The new topcoat, a one-component (1K) polysiloxane based on organosilane polymers, is free of the harmful isocyanates and other hazardous air polluting (HAP) chemicals found in two-component (2K) polyurethane topcoats currently used on Department of Defense (DOD) and commercial aircraft.

Erick Iezzi, Ph.D., senior research chemist at NRL, and engineers at Naval Air Warfare Center – Aircraft Division, applied the topcoat on a U.S. Navy F/A-18 Hornet at Naval Air Station Patuxent River, Maryland, and on Marine Corps UH-1Y Venom and AH-1Z Viper helicopters at Marine Corps Air Station New River, Jacksonville, North Carolina, and Marine Corps Base Camp Pendleton, California.

The topcoat on these aircraft is scheduled for a 1-year to 2-year evaluation period.

“We’re very proud of this achievement,” Iezzi says. “Polyurethane topcoats have existed for several decades, yet within a few years we’ve been able develop an environmentally friendly alternative that provides similar laboratory performance and is easy for painters to use.”

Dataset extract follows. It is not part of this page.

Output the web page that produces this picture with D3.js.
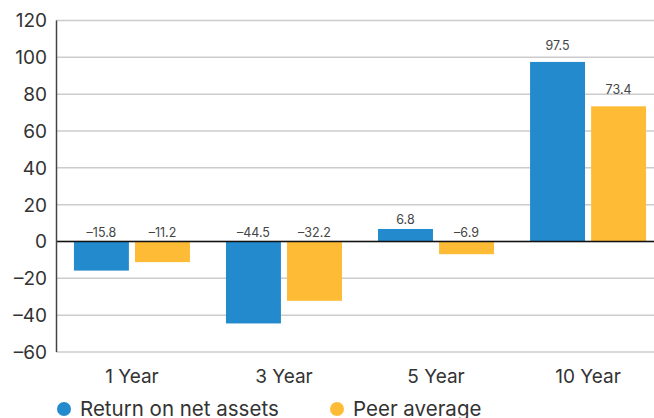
<!DOCTYPE html>
<head>
  <meta charset="utf-8">
  <title>Returns vs peers</title>
  <script src="https://cdn.jsdelivr.net/npm/d3@7"></script>
  <style>
  body { margin: 0; background: #fff; }
  text { font-family: Inter, "Noto Sans", sans-serif; fill: #333; }
  .grid line { stroke: #ccc; stroke-width: 1.5px; }
  </style>
</head>
<body>
  <script type="text/javascript">
    var WIDTH = 654;
    var HEIGHT = 418;

    var categories = ["1 Year", "3 Year", "5 Year", "10 Year"];
    var seriesNames = ["Return on net assets", "Peer average"];
    var returnOnNetAssets = [-15.8, -44.5, 6.8, 97.5];
    var peerAverage = [-11.2, -32.2, -6.9, 73.4];
    var yTicks = [-60, -40, -20, 0, 20, 40, 60, 80, 100, 120];
    var colors = ["#238bcd", "#febb36"];

    var rows = categories.map(function(c, i){
      return {cat: c, values: [returnOnNetAssets[i], peerAverage[i]]};
    });

    var svg = d3.select("body").append("svg")
                .attr("width", WIDTH)
                .attr("height", HEIGHT);

    var x = d3.scaleBand().domain(categories).range([56, 664]).paddingInner(0.237).paddingOuter(0.118);
    var x1 = d3.scaleBand().domain([0, 1]).range([0, x.bandwidth()]).paddingInner(0.1);
    var y = d3.scaleLinear().domain([-60, 120]).range([352, 20.5]);

    // grid
    svg.append("g").attr("class", "grid")
      .selectAll("line").data(yTicks).enter().append("line")
      .attr("x1", 56).attr("x2", WIDTH)
      .attr("y1", function(d){ return y(d); })
      .attr("y2", function(d){ return y(d); });

    // y labels
    svg.append("g").selectAll("text").data(yTicks).enter().append("text")
      .attr("x", 47).attr("y", function(d){ return y(d); })
      .attr("dy", "0.36em")
      .attr("text-anchor", "end")
      .style("font-size", "19px")
      .text(function(d){ return d < 0 ? "\u2013" + Math.abs(d) : d; });

    // bars
    var groups = svg.append("g").selectAll("g").data(rows).enter().append("g")
      .attr("transform", function(d){ return "translate(" + x(d.cat) + ",0)"; });

    groups.selectAll("rect").data(function(d){ return d.values; }).enter().append("rect")
      .attr("x", function(d, i){ return x1(i); })
      .attr("width", x1.bandwidth())
      .attr("y", function(d){ return y(Math.max(d, 0)); })
      .attr("height", function(d){ return Math.abs(y(d) - y(0)); })
      .attr("fill", function(d, i){ return colors[i]; });

    groups.selectAll("text").data(function(d){ return d.values; }).enter().append("text")
      .attr("x", function(d, i){ return x1(i) + x1.bandwidth() / 2; })
      .attr("y", function(d){ return y(Math.max(d, 0)) - (d > 50 ? 12 : 5); })
      .attr("text-anchor", "middle")
      .style("font-size", "12.5px")
      .style("fill", "#444")
      .text(function(d){ return d < 0 ? "\u2013" + Math.abs(d).toFixed(1) : d.toFixed(1); });

    // zero line + y axis line
    svg.append("line").attr("x1", 56).attr("x2", WIDTH)
      .attr("y1", y(0)).attr("y2", y(0))
      .attr("stroke", "#111").attr("stroke-width", 1.5);
    svg.append("line").attr("x1", 56.5).attr("x2", 56.5)
      .attr("y1", y(120)).attr("y2", y(-60))
      .attr("stroke", "#444").attr("stroke-width", 1.5);

    // category labels
    svg.append("g").selectAll("text").data(categories).enter().append("text")
      .attr("x", function(d){ return x(d) + x.bandwidth() / 2; })
      .attr("y", 383)
      .attr("text-anchor", "middle")
      .style("font-size", "19px")
      .text(function(d){ return d; });

    // legend
    var legendX = [64, 337];
    var legend = svg.append("g").selectAll("g").data(seriesNames).enter().append("g")
      .attr("transform", function(d, i){ return "translate(" + legendX[i] + ",409)"; });
    legend.append("circle").attr("r", 7).attr("fill", function(d, i){ return colors[i]; });
    legend.append("text").attr("x", 16).attr("dy", "0.36em")
      .style("font-size", "20.5px")
      .text(function(d){ return d; });
  </script>
</body>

According to the Occupational Safety and Health Administration (OSHA), exposure to isocyanates can irritate skin and mucous membranes and cause chest tightness and difficulty breathing. HAPs are also classified as potential human carcinogens. Isocyanate exposure can also cause sensitization, resulting in severe asthma attacks upon subsequent exposures, even at low levels.

Replacing isocyanates with polysiloxane provides a safer coating for painters and anyone nearby. The 1K topcoat also contains lower levels of volatile organic compounds, which harm air quality during spray applications.

The topcoat does not require metering or mixing of components because all chemicals are in a single container, reducing preparation time and providing a more homogeneous color. Containers are resealable for future use, reducing hazardous waste generation and disposal costs.

The topcoat applications were coordinated with the Naval Air Systems Command and sponsored by the Defense Department’s Environmental Security Technology Certification Program (ESTCP) with contributing funds from the Office of Naval Research (ONR).